A half an hour later, my uncle went in the room and called out to me: "She's not breathing; I think she's gone." Her hands were cold, but the rest of her was still warm, that's how recently she had passed. Within a half an hour from the time I had been holding her hand, getting scolded, giving her a kiss. She went quietly - I never heard even the tiniest gasp - a peaceful end after all these months of drama and unrest.
Thank you all for all your support these past months: I can't express just how much it means to me. For listening to all the ranting about dementia and how much I hate it; about the pressure and the heartache and the loneliness. I know it's been a dark blog as of late, because I had very little else to talk about, and I appreciate all of you who said even the smallest words of encouragement - I needed them more than I could say.

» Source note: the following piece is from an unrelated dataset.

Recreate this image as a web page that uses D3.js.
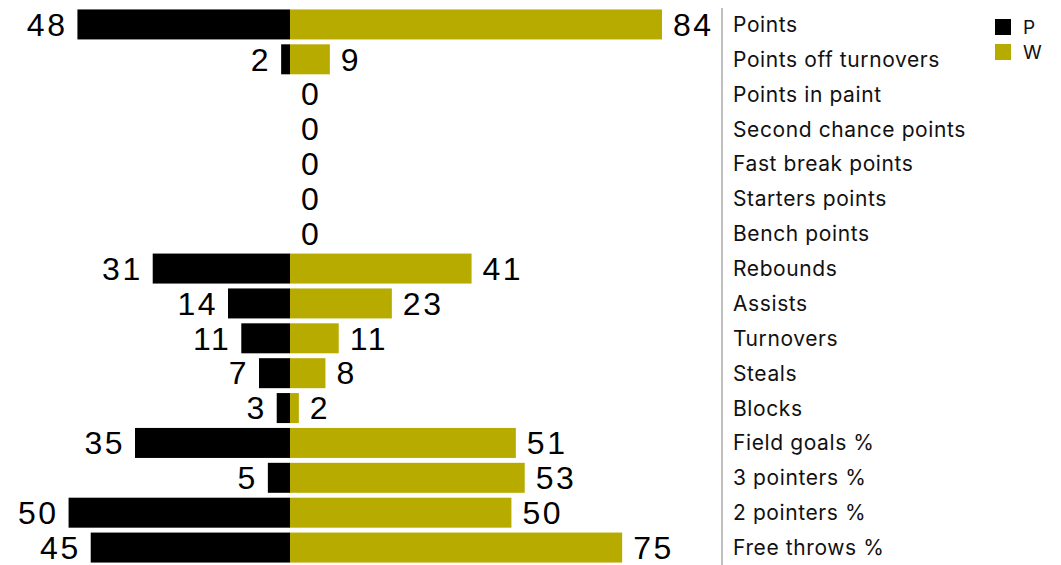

I don't really know what happens now: I'm feeling such a mixture of relief and sadness and numbness that I can barely get the simplest of tasks accomplished... I know that'll wear off as the days go on. Her memorial is Thursday & the funeral on Friday, and I'm trying to get everything organized for all of that: it's good to have things to focus on... a project to complete. I'm going to do that for now, and think about how lucky I have been to have her in my life, for as long as I did, even through these last hellish months. To have held her hand right before she left this world, well, that's not something I'll ever forget.
*Trees Joyce Kilmer: a line from Grandmother's favorite poem.